ON THE BLOCK: PKN Orlen says its Mazeikai investment was a mistake.
VILNIUS - Poland’s recent decision to postpone the sale of Grupa Lotos, its second-largest oil refiner, may help larger rival PKN Orlen find buyers for its Lithuanian refinery if it decides to sell., reports Bloomberg. “From our perspective, a delay in the sale of Lotos is good news as it’s better to have one asset in the Baltic Sea basin on sale rather than two,” Chief Executive Officer Jacek Krawiec told reporters in Warsaw on Dec. 10.
Poland’s Treasury Ministry in October called for bids for Lotos, which processes 10.5 million tons of oil a year, and gave potential buyers until Feb. 4 to place initial offers. Prime Minister Donald Tusk said Dec. 7 that the government won’t complete the transaction before 2012. Orlen will decide by the end of February whether to sell Lithuanian unit Orlen Lietuva, Krawiec said. In August PKN hired Nomura Holdings, Inc. to advise on the future of the Mazeikai-based refinery, which processes 10 million tons of oil annually, and said options include selling part or all of the plant. “It was a bad, misguided investment, not needed by Poland,” Krawiec said of the purchase, which happened before he ran Orlen. “If the price is right, we will sell it.”
The Polish company paid $2.7 billion for 100 percent of the Lithuanian refinery, spent another $750 million on capital expenditures from 2006 through 2008 and has been struggling to generate profits from the unit. A Russian pipeline that supplied crude to the refinery has been idled since mid-2006, due to political reasons many believe, forcing Orlen to rely on costlier seaborne imports. Profitability has been hurt by lack of pipeline access to a sea terminal and by higher shipping costs after Lithuania shut down a railway line, making the transportation route longer.

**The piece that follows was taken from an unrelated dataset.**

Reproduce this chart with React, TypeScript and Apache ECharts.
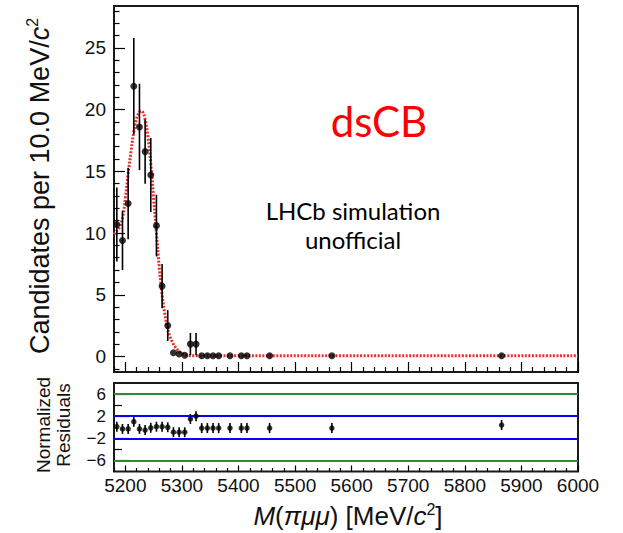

For the past two years Orlen has been reducing debt and seeking asset disposals to generate cash for investments in electricity generation and oil and gas extraction. The company still plans to sell part of its mandatory oil reserves by the end of the year, which could help it pay down debt by an amount similar to the $280 million that the first such transaction in March saved, Chief Financial Officer Slawomir Jedrzejczyk said. “We need funds for exploration and production assets, which can generate a return on investment that is much more attractive than refining,” Krawiec said.
On Dec. 7, Orlen said it signed a deal with the Ukrainian government to work with local partners on oil and gas exploration and extraction. It also opened a procedure to build a 500 megawatt gas-fired power plant in 2014 and plans to complete a similar facility two years later.